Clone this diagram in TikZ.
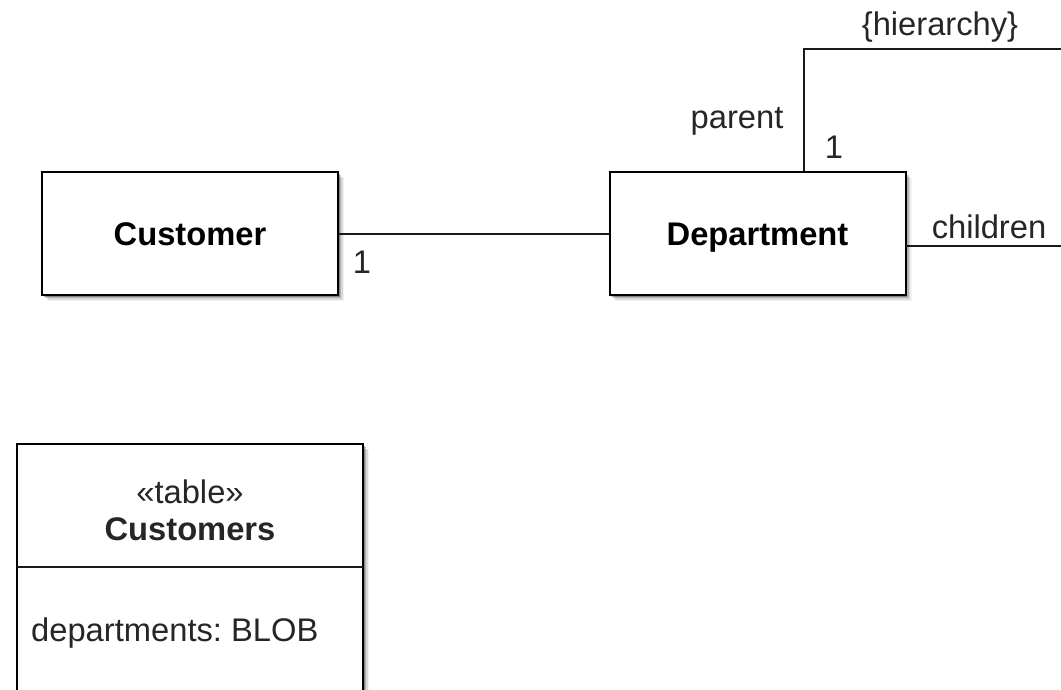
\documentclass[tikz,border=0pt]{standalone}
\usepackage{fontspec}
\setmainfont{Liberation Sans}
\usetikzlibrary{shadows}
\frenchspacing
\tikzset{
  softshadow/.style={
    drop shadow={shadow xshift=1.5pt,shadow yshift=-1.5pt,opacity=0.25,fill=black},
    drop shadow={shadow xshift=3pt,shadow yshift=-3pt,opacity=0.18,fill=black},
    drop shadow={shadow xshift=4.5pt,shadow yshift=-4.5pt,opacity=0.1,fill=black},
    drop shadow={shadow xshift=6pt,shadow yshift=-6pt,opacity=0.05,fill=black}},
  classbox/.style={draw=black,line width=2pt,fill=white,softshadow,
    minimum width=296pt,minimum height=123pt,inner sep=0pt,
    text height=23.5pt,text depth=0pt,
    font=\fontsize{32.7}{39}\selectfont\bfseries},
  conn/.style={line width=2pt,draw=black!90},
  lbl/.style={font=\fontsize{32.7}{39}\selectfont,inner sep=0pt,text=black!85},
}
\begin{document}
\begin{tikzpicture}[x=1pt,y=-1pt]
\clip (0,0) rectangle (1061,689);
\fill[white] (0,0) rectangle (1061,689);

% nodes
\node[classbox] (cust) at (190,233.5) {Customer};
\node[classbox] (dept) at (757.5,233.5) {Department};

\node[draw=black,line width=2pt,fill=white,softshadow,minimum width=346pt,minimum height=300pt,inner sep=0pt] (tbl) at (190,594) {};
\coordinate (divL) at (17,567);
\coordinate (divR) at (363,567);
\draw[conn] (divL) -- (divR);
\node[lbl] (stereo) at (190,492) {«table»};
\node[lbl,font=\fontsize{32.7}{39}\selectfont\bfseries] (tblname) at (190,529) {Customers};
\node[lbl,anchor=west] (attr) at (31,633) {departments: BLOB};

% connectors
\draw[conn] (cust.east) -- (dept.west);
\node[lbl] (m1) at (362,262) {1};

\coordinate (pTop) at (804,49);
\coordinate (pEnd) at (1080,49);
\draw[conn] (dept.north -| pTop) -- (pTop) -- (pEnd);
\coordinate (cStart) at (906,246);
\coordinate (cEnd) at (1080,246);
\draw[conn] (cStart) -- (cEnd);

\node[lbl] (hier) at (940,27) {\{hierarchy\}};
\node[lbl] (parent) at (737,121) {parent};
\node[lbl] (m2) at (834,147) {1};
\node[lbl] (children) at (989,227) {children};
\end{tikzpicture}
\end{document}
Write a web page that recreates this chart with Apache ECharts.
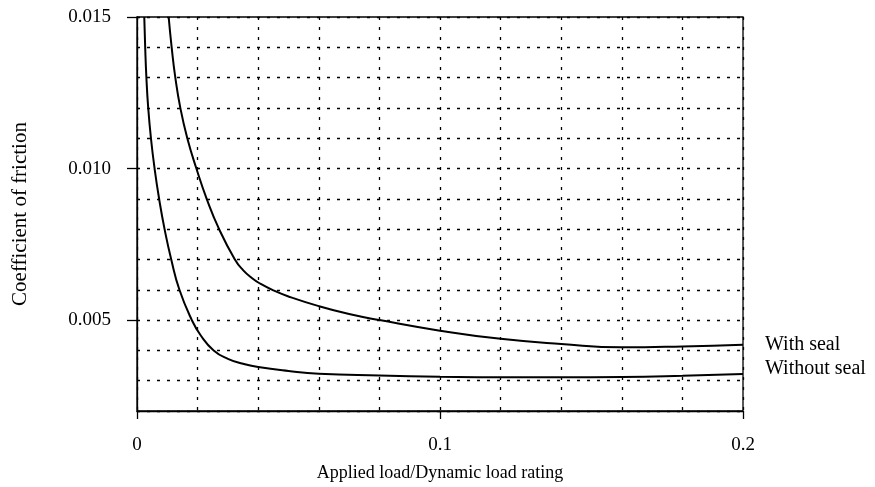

§ SET EXERCISE
Repeat each line of the records above exactly, but do not copy the pictures.

§ THE RESULT
Clone this diagram in TikZ.
\documentclass[tikz,border=0pt]{standalone}
\usepackage{fontspec}
\setmainfont{Liberation Sans}
\usetikzlibrary{shadows}
\frenchspacing
\tikzset{
  softshadow/.style={
    drop shadow={shadow xshift=1.5pt,shadow yshift=-1.5pt,opacity=0.25,fill=black},
    drop shadow={shadow xshift=3pt,shadow yshift=-3pt,opacity=0.18,fill=black},
    drop shadow={shadow xshift=4.5pt,shadow yshift=-4.5pt,opacity=0.1,fill=black},
    drop shadow={shadow xshift=6pt,shadow yshift=-6pt,opacity=0.05,fill=black}},
  classbox/.style={draw=black,line width=2pt,fill=white,softshadow,
    minimum width=296pt,minimum height=123pt,inner sep=0pt,
    text height=23.5pt,text depth=0pt,
    font=\fontsize{32.7}{39}\selectfont\bfseries},
  conn/.style={line width=2pt,draw=black!90},
  lbl/.style={font=\fontsize{32.7}{39}\selectfont,inner sep=0pt,text=black!85},
}
\begin{document}
\begin{tikzpicture}[x=1pt,y=-1pt]
\clip (0,0) rectangle (1061,689);
\fill[white] (0,0) rectangle (1061,689);

% nodes
\node[classbox] (cust) at (190,233.5) {Customer};
\node[classbox] (dept) at (757.5,233.5) {Department};

\node[draw=black,line width=2pt,fill=white,softshadow,minimum width=346pt,minimum height=300pt,inner sep=0pt] (tbl) at (190,594) {};
\coordinate (divL) at (17,567);
\coordinate (divR) at (363,567);
\draw[conn] (divL) -- (divR);
\node[lbl] (stereo) at (190,492) {«table»};
\node[lbl,font=\fontsize{32.7}{39}\selectfont\bfseries] (tblname) at (190,529) {Customers};
\node[lbl,anchor=west] (attr) at (31,633) {departments: BLOB};

% connectors
\draw[conn] (cust.east) -- (dept.west);
\node[lbl] (m1) at (362,262) {1};

\coordinate (pTop) at (804,49);
\coordinate (pEnd) at (1080,49);
\draw[conn] (dept.north -| pTop) -- (pTop) -- (pEnd);
\coordinate (cStart) at (906,246);
\coordinate (cEnd) at (1080,246);
\draw[conn] (cStart) -- (cEnd);

\node[lbl] (hier) at (940,27) {\{hierarchy\}};
\node[lbl] (parent) at (737,121) {parent};
\node[lbl] (m2) at (834,147) {1};
\node[lbl] (children) at (989,227) {children};
\end{tikzpicture}
\end{document}
Write a web page that recreates this chart with Apache ECharts.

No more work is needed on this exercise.